"""
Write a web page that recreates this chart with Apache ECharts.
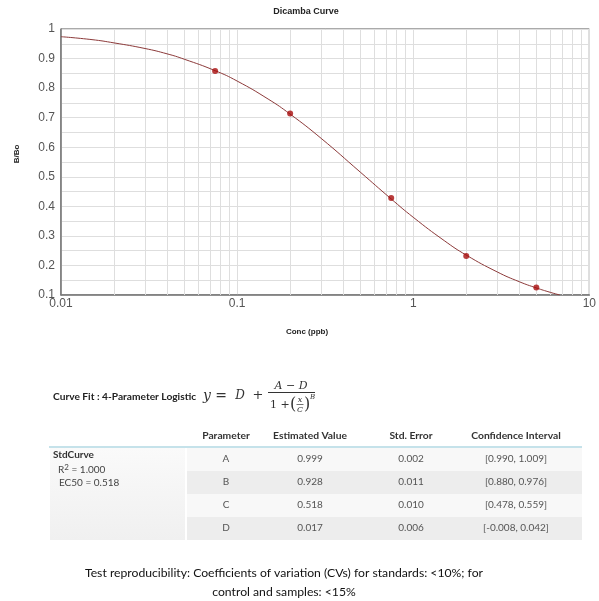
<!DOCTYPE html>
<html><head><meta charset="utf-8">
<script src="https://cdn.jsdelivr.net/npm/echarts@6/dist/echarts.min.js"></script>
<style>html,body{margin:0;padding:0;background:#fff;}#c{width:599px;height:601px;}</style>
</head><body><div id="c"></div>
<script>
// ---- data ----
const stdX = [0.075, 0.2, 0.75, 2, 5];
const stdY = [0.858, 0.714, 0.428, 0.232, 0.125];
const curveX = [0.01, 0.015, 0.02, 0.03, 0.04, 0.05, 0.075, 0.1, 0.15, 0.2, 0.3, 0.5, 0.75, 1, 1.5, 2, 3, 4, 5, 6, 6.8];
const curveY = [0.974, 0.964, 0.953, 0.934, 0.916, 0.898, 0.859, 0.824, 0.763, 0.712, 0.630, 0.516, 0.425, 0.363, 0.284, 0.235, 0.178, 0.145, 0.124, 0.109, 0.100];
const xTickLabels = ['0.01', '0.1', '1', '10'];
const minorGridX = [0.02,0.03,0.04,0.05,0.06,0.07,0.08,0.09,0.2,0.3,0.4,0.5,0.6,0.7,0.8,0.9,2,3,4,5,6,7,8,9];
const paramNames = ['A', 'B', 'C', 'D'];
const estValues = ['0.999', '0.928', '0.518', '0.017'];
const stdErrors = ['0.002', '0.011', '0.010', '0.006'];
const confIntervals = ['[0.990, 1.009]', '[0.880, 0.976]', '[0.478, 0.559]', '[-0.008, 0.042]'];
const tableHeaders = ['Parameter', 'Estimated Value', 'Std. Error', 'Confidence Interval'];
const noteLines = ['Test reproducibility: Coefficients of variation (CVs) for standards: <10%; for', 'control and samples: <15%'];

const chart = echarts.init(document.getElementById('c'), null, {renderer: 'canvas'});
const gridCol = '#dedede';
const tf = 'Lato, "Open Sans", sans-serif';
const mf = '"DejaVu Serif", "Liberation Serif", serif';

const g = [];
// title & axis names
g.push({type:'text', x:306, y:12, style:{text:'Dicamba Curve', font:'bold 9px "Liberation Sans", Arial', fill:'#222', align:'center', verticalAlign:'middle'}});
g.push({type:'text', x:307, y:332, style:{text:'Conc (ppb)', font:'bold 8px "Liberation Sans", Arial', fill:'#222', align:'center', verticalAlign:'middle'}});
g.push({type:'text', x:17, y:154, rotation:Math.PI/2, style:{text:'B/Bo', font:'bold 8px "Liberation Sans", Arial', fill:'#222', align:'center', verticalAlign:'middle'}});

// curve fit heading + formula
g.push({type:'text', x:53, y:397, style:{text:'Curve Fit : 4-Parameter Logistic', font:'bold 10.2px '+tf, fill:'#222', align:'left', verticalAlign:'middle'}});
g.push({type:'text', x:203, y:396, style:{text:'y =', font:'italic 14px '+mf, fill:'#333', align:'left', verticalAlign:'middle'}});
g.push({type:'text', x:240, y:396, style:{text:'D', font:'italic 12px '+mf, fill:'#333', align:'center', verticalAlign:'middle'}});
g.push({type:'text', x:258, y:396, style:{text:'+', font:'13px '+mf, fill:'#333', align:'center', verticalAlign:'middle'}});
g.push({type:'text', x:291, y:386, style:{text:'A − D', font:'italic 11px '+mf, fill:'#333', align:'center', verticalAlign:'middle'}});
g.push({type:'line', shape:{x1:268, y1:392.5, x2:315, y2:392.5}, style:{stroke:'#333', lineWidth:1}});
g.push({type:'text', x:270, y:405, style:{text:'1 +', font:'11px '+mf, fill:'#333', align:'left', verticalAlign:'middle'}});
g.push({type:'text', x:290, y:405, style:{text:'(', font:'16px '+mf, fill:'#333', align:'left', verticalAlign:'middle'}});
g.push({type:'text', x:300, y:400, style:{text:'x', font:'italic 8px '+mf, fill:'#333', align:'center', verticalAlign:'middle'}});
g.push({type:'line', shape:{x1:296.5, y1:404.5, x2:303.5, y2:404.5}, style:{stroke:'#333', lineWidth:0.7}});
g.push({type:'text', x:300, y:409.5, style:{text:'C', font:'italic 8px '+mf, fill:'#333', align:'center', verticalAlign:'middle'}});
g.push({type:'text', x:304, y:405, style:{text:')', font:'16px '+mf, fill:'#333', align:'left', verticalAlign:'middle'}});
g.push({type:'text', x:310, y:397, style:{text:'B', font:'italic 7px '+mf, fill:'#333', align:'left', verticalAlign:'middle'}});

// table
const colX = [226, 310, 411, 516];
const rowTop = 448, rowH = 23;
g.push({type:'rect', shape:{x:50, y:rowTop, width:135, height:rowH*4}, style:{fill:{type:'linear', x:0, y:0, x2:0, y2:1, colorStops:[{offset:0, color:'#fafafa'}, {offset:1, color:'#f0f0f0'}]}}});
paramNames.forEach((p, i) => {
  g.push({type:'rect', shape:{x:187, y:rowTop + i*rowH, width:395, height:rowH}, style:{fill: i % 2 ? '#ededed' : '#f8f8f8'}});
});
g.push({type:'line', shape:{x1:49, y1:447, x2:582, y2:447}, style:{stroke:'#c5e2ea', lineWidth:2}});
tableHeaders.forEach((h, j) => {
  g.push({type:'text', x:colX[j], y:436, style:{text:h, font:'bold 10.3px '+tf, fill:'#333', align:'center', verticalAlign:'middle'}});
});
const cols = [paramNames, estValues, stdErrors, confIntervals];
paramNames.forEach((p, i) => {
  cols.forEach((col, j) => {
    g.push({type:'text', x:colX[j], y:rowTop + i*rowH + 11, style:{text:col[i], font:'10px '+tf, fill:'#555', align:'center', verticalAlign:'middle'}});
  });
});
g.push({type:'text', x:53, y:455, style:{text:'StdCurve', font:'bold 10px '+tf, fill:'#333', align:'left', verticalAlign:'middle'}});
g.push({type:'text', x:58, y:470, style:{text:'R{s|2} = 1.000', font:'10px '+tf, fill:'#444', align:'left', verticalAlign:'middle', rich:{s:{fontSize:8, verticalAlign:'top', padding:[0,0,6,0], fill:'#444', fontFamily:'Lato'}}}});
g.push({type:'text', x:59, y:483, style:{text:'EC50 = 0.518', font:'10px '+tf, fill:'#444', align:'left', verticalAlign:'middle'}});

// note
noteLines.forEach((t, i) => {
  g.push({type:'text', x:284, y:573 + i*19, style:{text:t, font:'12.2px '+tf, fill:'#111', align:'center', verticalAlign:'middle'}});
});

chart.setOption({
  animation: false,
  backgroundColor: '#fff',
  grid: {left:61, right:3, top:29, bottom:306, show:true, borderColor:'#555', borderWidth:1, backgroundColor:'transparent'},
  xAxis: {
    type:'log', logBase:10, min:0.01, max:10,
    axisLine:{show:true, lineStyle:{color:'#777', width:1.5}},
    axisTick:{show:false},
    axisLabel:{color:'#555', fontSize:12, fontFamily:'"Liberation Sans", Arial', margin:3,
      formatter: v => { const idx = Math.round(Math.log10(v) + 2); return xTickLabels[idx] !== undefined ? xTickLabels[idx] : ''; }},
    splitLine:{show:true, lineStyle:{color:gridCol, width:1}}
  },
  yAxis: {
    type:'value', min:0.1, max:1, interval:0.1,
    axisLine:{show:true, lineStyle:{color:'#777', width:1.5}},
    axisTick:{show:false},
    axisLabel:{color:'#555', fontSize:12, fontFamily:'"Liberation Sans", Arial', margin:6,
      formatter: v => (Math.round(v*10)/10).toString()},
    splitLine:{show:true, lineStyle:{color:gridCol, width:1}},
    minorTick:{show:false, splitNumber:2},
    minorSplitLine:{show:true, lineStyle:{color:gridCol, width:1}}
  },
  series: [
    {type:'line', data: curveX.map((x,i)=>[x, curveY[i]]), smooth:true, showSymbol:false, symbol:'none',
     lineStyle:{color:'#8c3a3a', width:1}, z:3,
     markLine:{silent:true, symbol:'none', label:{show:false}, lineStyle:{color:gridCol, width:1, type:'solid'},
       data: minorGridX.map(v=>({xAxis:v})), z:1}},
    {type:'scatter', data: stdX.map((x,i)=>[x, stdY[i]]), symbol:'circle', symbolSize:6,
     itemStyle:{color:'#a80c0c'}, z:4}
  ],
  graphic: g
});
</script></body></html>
"""
▶ [TASK INSTRUCTIONS] Exactly as they appear, print the lines of the listing above from its first line through the line that contains "const noteLines = ['Test", minus the pictures.

▶ [SOLUTION FOR THIS PROBLEM]
Write a web page that recreates this chart with Apache ECharts.
<!DOCTYPE html>
<html><head><meta charset="utf-8">
<script src="https://cdn.jsdelivr.net/npm/echarts@6/dist/echarts.min.js"></script>
<style>html,body{margin:0;padding:0;background:#fff;}#c{width:599px;height:601px;}</style>
</head><body><div id="c"></div>
<script>
// ---- data ----
const stdX = [0.075, 0.2, 0.75, 2, 5];
const stdY = [0.858, 0.714, 0.428, 0.232, 0.125];
const curveX = [0.01, 0.015, 0.02, 0.03, 0.04, 0.05, 0.075, 0.1, 0.15, 0.2, 0.3, 0.5, 0.75, 1, 1.5, 2, 3, 4, 5, 6, 6.8];
const curveY = [0.974, 0.964, 0.953, 0.934, 0.916, 0.898, 0.859, 0.824, 0.763, 0.712, 0.630, 0.516, 0.425, 0.363, 0.284, 0.235, 0.178, 0.145, 0.124, 0.109, 0.100];
const xTickLabels = ['0.01', '0.1', '1', '10'];
const minorGridX = [0.02,0.03,0.04,0.05,0.06,0.07,0.08,0.09,0.2,0.3,0.4,0.5,0.6,0.7,0.8,0.9,2,3,4,5,6,7,8,9];
const paramNames = ['A', 'B', 'C', 'D'];
const estValues = ['0.999', '0.928', '0.518', '0.017'];
const stdErrors = ['0.002', '0.011', '0.010', '0.006'];
const confIntervals = ['[0.990, 1.009]', '[0.880, 0.976]', '[0.478, 0.559]', '[-0.008, 0.042]'];
const tableHeaders = ['Parameter', 'Estimated Value', 'Std. Error', 'Confidence Interval'];
const noteLines = ['Test reproducibility: Coefficients of variation (CVs) for standards: <10%; for', 'control and samples: <15%'];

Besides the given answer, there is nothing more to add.